THE EXERCISE
In this exercise, return the whole listing exactly, excluding any images.

PROVIDED MATERIAL
┄┄┄┄┄┄┄┄┄┄
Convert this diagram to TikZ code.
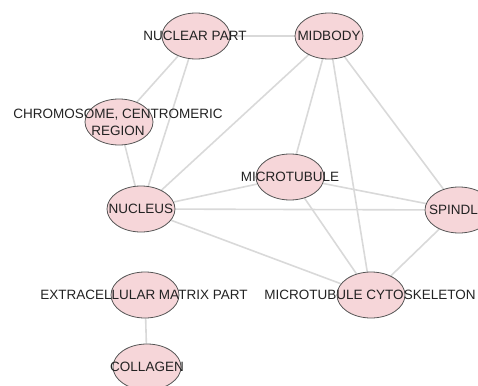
\documentclass[tikz,border=0pt]{standalone}
\usepackage{fontspec}
\setmainfont{Liberation Sans}
\usetikzlibrary{shapes.geometric,backgrounds}
\definecolor{nodefill}{HTML}{F6D6D9}
\definecolor{nodeline}{HTML}{555555}
\definecolor{edgecol}{HTML}{D9D9D9}
\definecolor{txtcol}{HTML}{222222}
\tikzset{
  gonode/.style={ellipse, draw=nodeline, line width=0.8pt, fill=nodefill,
    minimum width=68pt, minimum height=46pt, inner sep=0pt},
  golabel/.style={text=txtcol, font=\fontsize{13.5}{17}\selectfont, inner sep=0pt, align=center},
  goedge/.style={draw=edgecol, line width=1.6pt}
}
\begin{document}
\begin{tikzpicture}[x=1pt,y=-1pt]
\useasboundingbox (0,0) rectangle (478,385);
\node[gonode] (np) at (196,36) {};
\node[gonode] (mb) at (329,36) {};
\node[gonode] (ch) at (119,122) {};
\node[gonode] (mt) at (290,177) {};
\node[gonode] (nu) at (141,209) {};
\node[gonode] (sp) at (459,210) {};
\node[gonode] (ex) at (145,295) {};
\node[gonode] (mc) at (371,295) {};
\node[gonode] (co) at (147,367) {};
\begin{scope}[on background layer]
\draw[goedge] (np) -- (mb);
\draw[goedge] (np) -- (ch);
\draw[goedge] (np) -- (nu);
\draw[goedge] (ch) -- (nu);
\draw[goedge] (mb) -- (nu);
\draw[goedge] (mb) -- (mt);
\draw[goedge] (mb) -- (mc);
\draw[goedge] (mb) -- (sp);
\draw[goedge] (mt) -- (nu);
\draw[goedge] (mt) -- (sp);
\draw[goedge] (mt) -- (mc);
\draw[goedge] (nu) -- (sp);
\draw[goedge] (nu) -- (mc);
\draw[goedge] (sp) -- (mc);
\draw[goedge] (ex) -- (co);
\end{scope}
\node[golabel] (tnp) at ([xshift=-1pt]np.center) {NUCLEAR PART};
\node[golabel] (tmb) at (mb.center) {MIDBODY};
\node[golabel] (tch) at ([xshift=-1pt]ch.center) {CHROMOSOME, CENTROMERIC\\REGION};
\node[golabel] (tmt) at (mt.center) {MICROTUBULE};
\node[golabel] (tnu) at (nu.center) {NUCLEUS};
\node[golabel] (tsp) at ([xshift=-1pt]sp.center) {SPINDLE};
\node[golabel] (tex) at ([xshift=-1pt]ex.center) {EXTRACELLULAR MATRIX PART};
\node[golabel] (tmc) at ([xshift=-1pt]mc.center) {MICROTUBULE CYTOSKELETON};
\node[golabel] (tco) at (co.center) {COLLAGEN};
\end{tikzpicture}
\end{document}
┄┄┄┄┄┄┄┄┄┄
RESPONSE TO THE EXERCISE
Convert this diagram to TikZ code.
\documentclass[tikz,border=0pt]{standalone}
\usepackage{fontspec}
\setmainfont{Liberation Sans}
\usetikzlibrary{shapes.geometric,backgrounds}
\definecolor{nodefill}{HTML}{F6D6D9}
\definecolor{nodeline}{HTML}{555555}
\definecolor{edgecol}{HTML}{D9D9D9}
\definecolor{txtcol}{HTML}{222222}
\tikzset{
  gonode/.style={ellipse, draw=nodeline, line width=0.8pt, fill=nodefill,
    minimum width=68pt, minimum height=46pt, inner sep=0pt},
  golabel/.style={text=txtcol, font=\fontsize{13.5}{17}\selectfont, inner sep=0pt, align=center},
  goedge/.style={draw=edgecol, line width=1.6pt}
}
\begin{document}
\begin{tikzpicture}[x=1pt,y=-1pt]
\useasboundingbox (0,0) rectangle (478,385);
\node[gonode] (np) at (196,36) {};
\node[gonode] (mb) at (329,36) {};
\node[gonode] (ch) at (119,122) {};
\node[gonode] (mt) at (290,177) {};
\node[gonode] (nu) at (141,209) {};
\node[gonode] (sp) at (459,210) {};
\node[gonode] (ex) at (145,295) {};
\node[gonode] (mc) at (371,295) {};
\node[gonode] (co) at (147,367) {};
\begin{scope}[on background layer]
\draw[goedge] (np) -- (mb);
\draw[goedge] (np) -- (ch);
\draw[goedge] (np) -- (nu);
\draw[goedge] (ch) -- (nu);
\draw[goedge] (mb) -- (nu);
\draw[goedge] (mb) -- (mt);
\draw[goedge] (mb) -- (mc);
\draw[goedge] (mb) -- (sp);
\draw[goedge] (mt) -- (nu);
\draw[goedge] (mt) -- (sp);
\draw[goedge] (mt) -- (mc);
\draw[goedge] (nu) -- (sp);
\draw[goedge] (nu) -- (mc);
\draw[goedge] (sp) -- (mc);
\draw[goedge] (ex) -- (co);
\end{scope}
\node[golabel] (tnp) at ([xshift=-1pt]np.center) {NUCLEAR PART};
\node[golabel] (tmb) at (mb.center) {MIDBODY};
\node[golabel] (tch) at ([xshift=-1pt]ch.center) {CHROMOSOME, CENTROMERIC\\REGION};
\node[golabel] (tmt) at (mt.center) {MICROTUBULE};
\node[golabel] (tnu) at (nu.center) {NUCLEUS};
\node[golabel] (tsp) at ([xshift=-1pt]sp.center) {SPINDLE};
\node[golabel] (tex) at ([xshift=-1pt]ex.center) {EXTRACELLULAR MATRIX PART};
\node[golabel] (tmc) at ([xshift=-1pt]mc.center) {MICROTUBULE CYTOSKELETON};
\node[golabel] (tco) at (co.center) {COLLAGEN};
\end{tikzpicture}
\end{document}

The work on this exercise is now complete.